Aeolian abrasion and wind erosion of volcanically derived sediments on Mars have been identified as major sources of dust. Previous studies that attempted to simulate aeolian abrasion using sediment analogs agree that abrasion is an important process, but dust concentrations have not been measured. This study used the Potable In Situ Wind Erosion Laboratory (PI-SWERL) to measure the dust emission potential of volcanically derived sands collected from the Pacific Northwest, Utah, Hawaii, and Iceland from aeolian dunes, beaches, and fluvial deposits. Samples ranged from very fine to very coarse subrounded to very angular sand and wet sieved to remove dust-sized particles. The sands were subjected to shear velocities in the PI-SWERL of 0.4 to 0.9 m/s, velocities that are within the range of thresholds of aeolian transport on Mars. Concentrations of dust (mg/m³) generated during tests from 1 to 30 min in duration were measured as particulate matter <10 μm (PM₁₀) and total suspended particulate (TSP) and converted to fluxes in mg/m²/s. Dust fluxes were compared by sand composition: 1) basalt, with grains composed on groundmass and occasional phenocrysts of feldspars, with some grains having vesicles filled with iron oxides or calcite; 2) volcanic glass; 3) olivine mixed with basalt, and 4) other volcaniclastic sediment composed of tuff, andesitic grains, or pumice. The largest mean dust fluxes (PM₁₀-TSP: 0.8-1.8 mg/m²/s) were measured from the “other” category, with the fine-grained, fragmental nature of the sand likely facilitating abrasion during saltation transport. Basalt sands produced 0.4-0.8 mg/m²/s, likely related to the ease at which basalt groundmass can be abraded. Glass produced 0.3-0.5 mg/m²/s, and olivine produced 0.2-0.4 mg/m²/s.
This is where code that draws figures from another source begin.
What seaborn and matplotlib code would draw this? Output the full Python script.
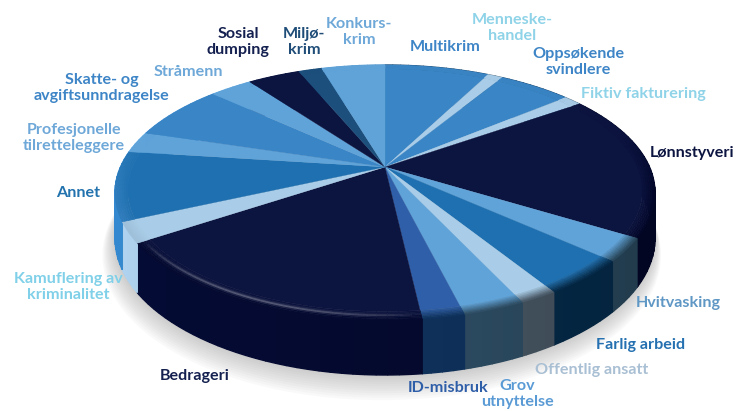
import numpy as np
import matplotlib
matplotlib.use("Agg")
import matplotlib.pyplot as plt
from matplotlib.colors import to_rgb
import seaborn as sns

# clockwise from 12 o'clock
categories = ["Multikrim", "Menneskehandel", "Oppsøkende svindlere", "Fiktiv fakturering",
              "Lønnstyveri", "Hvitvasking", "Farlig arbeid", "Offentlig ansatt",
              "Grov utnyttelse", "ID-misbruk", "Bedrageri", "Kamuflering av kriminalitet",
              "Annet", "Profesjonelle tilretteleggere", "Skatte- og avgiftsunndragelse",
              "Stråmenn", "Sosial dumping", "Miljøkrim", "Konkurskrim"]
values = [7.6, 1.1, 5.3, 1.3, 18.5, 2.9, 4.5, 1.9, 3.1, 2.1, 17.5, 2.6, 8.8, 2.7, 7.1, 3.1, 3.8, 1.7, 4.6]

top_colors = ["#3a85c5", "#a9cde8", "#3a85c5", "#a9cde8", "#0c1440", "#5fa3d9", "#1f70b0",
              "#a9cde8", "#5fa3d9", "#2f5fa8", "#0c1440", "#a9cde8", "#1f70b0", "#5fa3d9",
              "#3a85c5", "#5fa3d9", "#0c1440", "#1c4f7c", "#5fa3d9"]
wall_colors = ["#1c4f7c", "#5f7f98", "#1c4f7c", "#5f7f98", "#02072a", "#2a4a60", "#052c4c",
               "#4a5a68", "#2f5068", "#0f3460", "#040a30", "#9fc0da", "#2f7cbc", "#5fa3d9",
               "#3a85c5", "#5fa3d9", "#0c1440", "#1c4f7c", "#5fa3d9"]

label_text = ["Multikrim", "Menneske-\nhandel", "Oppsøkende\nsvindlere", "Fiktiv fakturering",
              "Lønnstyveri", "Hvitvasking", "Farlig arbeid", "Offentlig ansatt",
              "Grov\nutnyttelse", "ID-misbruk", "Bedrageri", "Kamuflering av\nkriminalitet",
              "Annet", "Profesjonelle\ntilretteleggere", "Skatte- og\navgiftsunndragelse",
              "Stråmenn", "Sosial\ndumping", "Miljø-\nkrim", "Konkurs-\nkrim"]
label_colors = ["#3d85c6", "#8fd3e8", "#3d85c6", "#8fd3e8", "#0c1440", "#5f97c5", "#2470b0",
                "#a9bfd3", "#5b9bd5", "#2f5ea8", "#14204f", "#7fd0e8", "#2272ae", "#6ea8d8",
                "#3d85c6", "#6ea8d8", "#14204f", "#1f4d78", "#6ea8d8"]
label_x = [445, 512, 578, 643, 692, 678, 641, 592, 517, 448, 195, 68, 78, 74, 102, 188, 238, 304, 359]
label_y = [47, 28, 62, 94, 153, 303, 345, 370, 394, 388, 376, 287, 193, 138, 88, 72, 42, 42, 32]

sns.set_theme(style="white")
plt.rcParams["font.family"] = ["Lato", "DejaVu Sans"]


def project(th, r=1.0, z=0.0):
    # th = degrees clockwise from the top of the disc, seen in perspective
    u = r * np.sin(np.radians(th))
    v = -r * np.cos(np.radians(th))
    w = 1 - 0.2 * v
    return 385 + 264.5 * u / w, (167 + 89 * v + 44 * z) / w


def band(th1, th2, r1, r2, z1=0.0, z2=0.0):
    t = np.linspace(th1, th2, max(int(abs(th2 - th1)) + 2, 3))
    x1, y1 = project(t, r1, z1)
    x2, y2 = project(t, r2, z2)
    return np.r_[x1, x2[::-1]], np.r_[y1, y2[::-1]]


fig = plt.figure(figsize=(7.36, 4.11), dpi=100)
ax = fig.add_axes([0, 0, 1, 1])

# the pie gives the wedge angles, they get redrawn in perspective below
wedges, _ = ax.pie(values, startangle=90, counterclock=False, colors=top_colors)
spans = [(90 - w.theta2, 90 - w.theta1) for w in wedges]
for w in wedges:
    w.remove()
ax.set_aspect("auto")
ax.set_xlim(0, 736)
ax.set_ylim(411, 0)
ax.axis("off")

# soft shadow under the disc
t = np.linspace(0, 360, 361)
for i in range(12):
    sx, sy = project(t, 1.0 + i * 0.003, 1.0 + i * 0.03)
    ax.fill(sx - i * 0.3, sy, color="#8a8a8a", alpha=0.045, lw=0, zorder=1)

# side wall, cut in slices so it can darken towards the right
for (a, b), col in zip(spans, wall_colors):
    base = np.array(to_rgb(col))
    for s in np.arange(a, b, 2.0):
        e = min(s + 2.0, b)
        x, y = band(s, e, 1.0, 1.0, 0.0, 1.0)
        m = 1.1 - 0.3 * (x.mean() - 116) / 540
        ax.fill(x, y, color=np.clip(base * m, 0, 1), lw=1.0, zorder=2)

# top face
for (a, b), col in zip(spans, top_colors):
    x, y = band(a, b, 0.0, 0.955)
    ax.fill(x, y, color=col, lw=0.2, zorder=3)

# rounded edge between top face and wall
rings = np.linspace(0.955, 1.0, 7)
for (a, b), col, wall in zip(spans, top_colors, wall_colors):
    shades = sns.blend_palette([col, wall], 7)
    for s in np.arange(a, b, 2.0):
        e = min(s + 2.0, b)
        v = -np.cos(np.radians((s + e) / 2))
        front = np.clip((v + 0.3) / 0.5, 0, 1)
        for k in range(6):
            c = np.array(to_rgb(col)) * (1 - front) + np.array(shades[k + 1]) * front
            x, y = band(s, e, rings[k], rings[k + 1])
            ax.fill(x, y, color=tuple(c), lw=0.4, zorder=4)

# thin highlight on the edge of the dark slice, fading out at both ends
a, b = spans[10]
steps = np.linspace(a, b, 41)
for s, e in zip(steps[:-1], steps[1:]):
    fade = np.sin(np.pi * ((s + e) / 2 - a) / (b - a)) ** 0.7
    hx, hy = project(np.array([s, e]), 0.975)
    ax.plot(hx, hy, color="white", alpha=0.1 * fade, lw=3, solid_capstyle="butt", zorder=5)
    ax.plot(hx, hy, color="white", alpha=0.22 * fade, lw=1.2, solid_capstyle="butt", zorder=5)

for txt, col, lx, ly in zip(label_text, label_colors, label_x, label_y):
    ax.text(lx, ly, txt, color=col, ha="center", va="center", fontsize=11.6,
            fontweight="bold", linespacing=1.2, zorder=6)

fig.savefig("out.png", dpi=100)
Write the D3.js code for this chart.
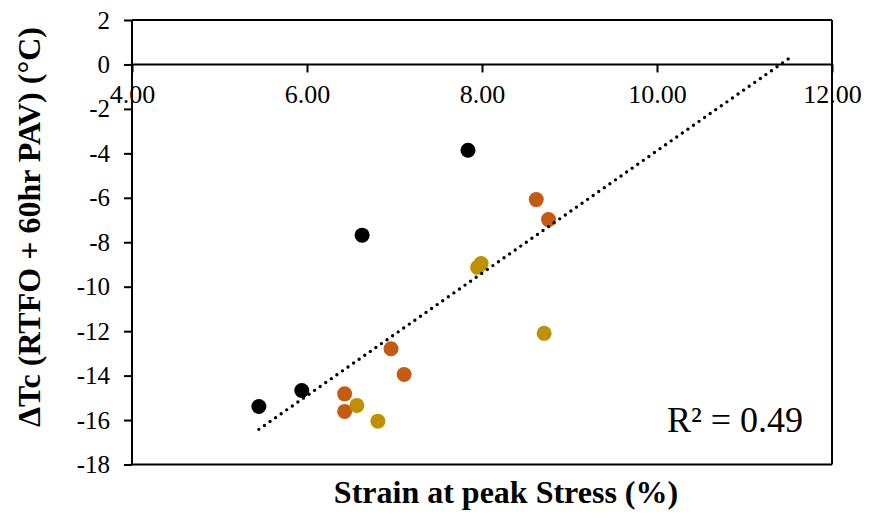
<!DOCTYPE html>
<html>
<head>
<meta charset="utf-8">
<script src="https://cdn.jsdelivr.net/npm/d3@7"></script>
<style>
  html, body { margin: 0; padding: 0; background: #fff; }
  svg { display: block; font-family: "Liberation Serif", "Times New Roman", serif; }
</style>
</head>
<body>
<svg id="chart" width="870" height="525"></svg>
<script>
// ---- data ----
const groupNames = ["Black", "Orange", "Gold"];
const groupColors = ["#000000", "#C55A11", "#BF9000"];
const blackX = [5.45, 5.94, 6.63, 7.84];
const blackY = [-15.39, -14.67, -7.68, -3.86];
const orangeX = [6.96, 7.11, 6.43, 6.43, 8.62, 8.76];
const orangeY = [-12.79, -13.95, -14.82, -15.61, -6.08, -6.98];
const goldX = [6.57, 6.81, 8.71, 7.95, 7.99];
const goldY = [-15.34, -16.05, -12.10, -9.13, -8.96];
const xTicks = [4, 6, 8, 10, 12];
const yTicks = [-18, -16, -14, -12, -10, -8, -6, -4, -2, 0, 2];
const trendForward = 2.75;
const rSquaredLabel = "R² = 0.49";
const xTitle = "Strain at peak Stress (%)";
const yTitle = "ΔTc (RTFO + 60hr PAV) (°C)";

const groups = [
  { x: blackX, y: blackY },
  { x: orangeX, y: orangeY },
  { x: goldX, y: goldY }
];

// ---- layout ----
const svg = d3.select("#chart");
const pL = 132, pR = 832, pT = 20, pB = 464.5;
const x = d3.scaleLinear().domain([4, 12]).range([pL, pR]);
const y = d3.scaleLinear().domain([-18, 2]).range([pB, pT]);

// plot border (top, right, bottom)
svg.append("line").attr("x1", pL).attr("x2", pR).attr("y1", pT).attr("y2", pT)
  .attr("stroke", "#000").attr("stroke-width", 2);
svg.append("line").attr("x1", pR).attr("x2", pR).attr("y1", pT).attr("y2", pB)
  .attr("stroke", "#000").attr("stroke-width", 2);
svg.append("line").attr("x1", pL).attr("x2", pR).attr("y1", pB).attr("y2", pB)
  .attr("stroke", "#000").attr("stroke-width", 2);

// y axis
const yAxis = svg.append("g").attr("transform", `translate(${pL},0)`)
  .call(d3.axisLeft(y).tickValues(yTicks).tickSize(8).tickPadding(14).tickFormat(d3.format("d")));
yAxis.select(".domain").attr("stroke-width", 2).attr("d", `M0,${pT}V${pB}`);
yAxis.selectAll(".tick line").attr("stroke-width", 2);
yAxis.selectAll(".tick text").attr("font-size", 25).attr("font-family", "Liberation Serif")
  .attr("fill", "#000").text(d => d < 0 ? "-" + Math.abs(d) : d);

// x axis at y = 0
const xAxis = svg.append("g").attr("transform", `translate(0,${y(0)})`)
  .call(d3.axisBottom(x).tickValues(xTicks).tickSize(8).tickPadding(12).tickFormat(d3.format(".2f")));
xAxis.select(".domain").attr("stroke-width", 2).attr("d", `M${pL},0H${pR}`);
xAxis.selectAll(".tick line").attr("stroke-width", 2);
xAxis.selectAll(".tick text").attr("font-size", 26).attr("font-family", "Liberation Serif")
  .attr("fill", "#000");

// points
groups.forEach((g, gi) => {
  svg.append("g").selectAll("circle")
    .data(g.x.map((v, i) => [v, g.y[i]]))
    .join("circle")
    .attr("cx", d => x(d[0]))
    .attr("cy", d => y(d[1]))
    .attr("r", 7.5)
    .attr("fill", groupColors[gi]);
});

// linear trendline (least squares on all points)
const all = groups.flatMap(g => g.x.map((v, i) => [v, g.y[i]]));
const mx = d3.mean(all, d => d[0]), my = d3.mean(all, d => d[1]);
const slope = d3.sum(all, d => (d[0] - mx) * (d[1] - my)) / d3.sum(all, d => (d[0] - mx) ** 2);
const intercept = my - slope * mx;
const tx0 = d3.min(all, d => d[0]);
const tx1 = d3.max(all, d => d[0]) + trendForward;
svg.append("line")
  .attr("x1", x(tx0)).attr("y1", y(intercept + slope * tx0))
  .attr("x2", x(tx1)).attr("y2", y(intercept + slope * tx1))
  .attr("stroke", "#000").attr("stroke-width", 3.4)
  .attr("stroke-linecap", "round").attr("stroke-dasharray", "0 6.8");

// R² label
svg.append("text").attr("x", 667).attr("y", 432).attr("font-size", 36)
  .attr("fill", "#000").text(rSquaredLabel);

// axis titles
svg.append("text").attr("x", 506).attr("y", 503).attr("text-anchor", "middle")
  .attr("font-size", 32).attr("font-weight", "bold").attr("fill", "#000").text(xTitle);
svg.append("text").attr("transform", "translate(40,227) rotate(-90)").attr("text-anchor", "middle")
  .attr("font-size", 32).attr("font-weight", "bold").attr("fill", "#000").text(yTitle);
</script>
</body>
</html>
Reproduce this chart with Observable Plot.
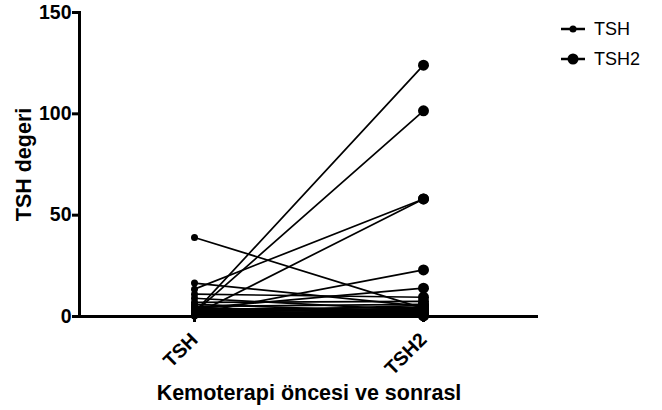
<!DOCTYPE html>
<html>
<head>
<meta charset="utf-8">
<script src="https://cdn.jsdelivr.net/npm/d3@7"></script>
<script src="https://cdn.jsdelivr.net/npm/@observablehq/plot@0.6"></script>
<style>
  html, body { margin: 0; padding: 0; background: #fff; }
  #wrap { position: relative; width: 662px; height: 410px; font-family: "Liberation Sans", Arial, sans-serif; }
  #legend { position: absolute; left: 560px; top: 14px; font-size: 18px; color: #000; }
  #legend div { display: flex; align-items: center; height: 30px; }
  #legend svg { margin-right: 8px; }
  g[aria-label="x-axis label"] text, g[aria-label="y-axis label"] text { font-size: 21.5px; font-weight: bold; }
</style>
</head>
<body>
<div id="wrap"><div id="chart"></div><div id="legend"></div></div>
<script>
const categories = ["TSH", "TSH2"];
const tshValues  = [2, 2, 13.5, 1, 1.5, 4, 39, 16.5, 11, 9, 7, 6, 5, 4.5, 3.5, 3, 2.5, 2, 1.8, 1.5, 1.2, 1, 0.8, 0.5, 3, 2.2, 4, 0.3, 1.4, 2.8];
const tsh2Values = [124, 101.5, 58, 58, 23, 14, 4, 5, 9.5, 3, 7.5, 2, 6, 1, 4.5, 2.5, 3.5, 1.5, 5.5, 2, 3, 0.8, 1.2, 2.2, 0.5, 4, 2.8, 1.8, 0.3, 1];
const yTicks = [0, 50, 100, 150];
const dotRadius = {TSH: 3.5, TSH2: 5.5};

const data = [];
tshValues.forEach((v, i) => {
  data.push({id: i, cat: categories[0], value: v});
  data.push({id: i, cat: categories[1], value: tsh2Values[i]});
});

const font = "Liberation Sans, Arial, sans-serif";
const chart = Plot.plot({
  width: 662,
  height: 410,
  marginLeft: 79,
  marginRight: 124,
  marginTop: 12,
  marginBottom: 94,
  style: {fontFamily: font, color: "#000", background: "#fff"},
  x: {type: "point", domain: categories, padding: 0.5},
  y: {domain: [0, 150]},
  marks: [
    Plot.line(data, {x: "cat", y: "value", z: "id", stroke: "#000", strokeWidth: 1.7}),
    ...categories.map(c => Plot.dot(data.filter(d => d.cat === c), {x: "cat", y: "value", r: dotRadius[c], fill: "#000", stroke: "none"})),
    Plot.ruleY([0], {stroke: "#000", strokeWidth: 3}),
    Plot.frame({anchor: "left", stroke: "#000", strokeWidth: 3}),
    Plot.axisY({ticks: yTicks, tickSize: 7, tickPadding: 1, strokeWidth: 3, fontSize: 19.5, fontWeight: "bold",
      label: "TSH degeri", labelAnchor: "center", labelArrow: "none", labelOffset: 64}),
    Plot.axisX({tickSize: 6, tickPadding: 14, strokeWidth: 3, fontSize: 19.5, fontWeight: "bold", tickRotate: -45,
      label: "Kemoterapi öncesi ve sonrasl", labelAnchor: "center", labelArrow: "none", labelOffset: 83})
  ]
});
document.getElementById("chart").appendChild(chart);

const legend = document.getElementById("legend");
categories.forEach(c => {
  const row = document.createElement("div");
  const r = dotRadius[c];
  row.innerHTML = `<svg width="26" height="14"><line x1="1" x2="25" y1="7" y2="7" stroke="#000" stroke-width="2.5"/><circle cx="13" cy="7" r="${r}" fill="#000"/></svg><span>${c}</span>`;
  legend.appendChild(row);
});
</script>
</body>
</html>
Size and shape analysis of angular volcanic glass before and after PI-SWERL testing revealed that the sand became finer and rounder following 30 min of saltation. Compared to other abrasion studies, basalt sands tend to produce more dust compared to >90% quartz sand (0.3-0.6 mg/m²/s), but less than gypsum sands (4.0-6.7 mg/m²/s). The moderate to high dust fluxes from volcanically derived sands suggests aeolian abrasion is an effective mechanism for dust production on Earth and Mars.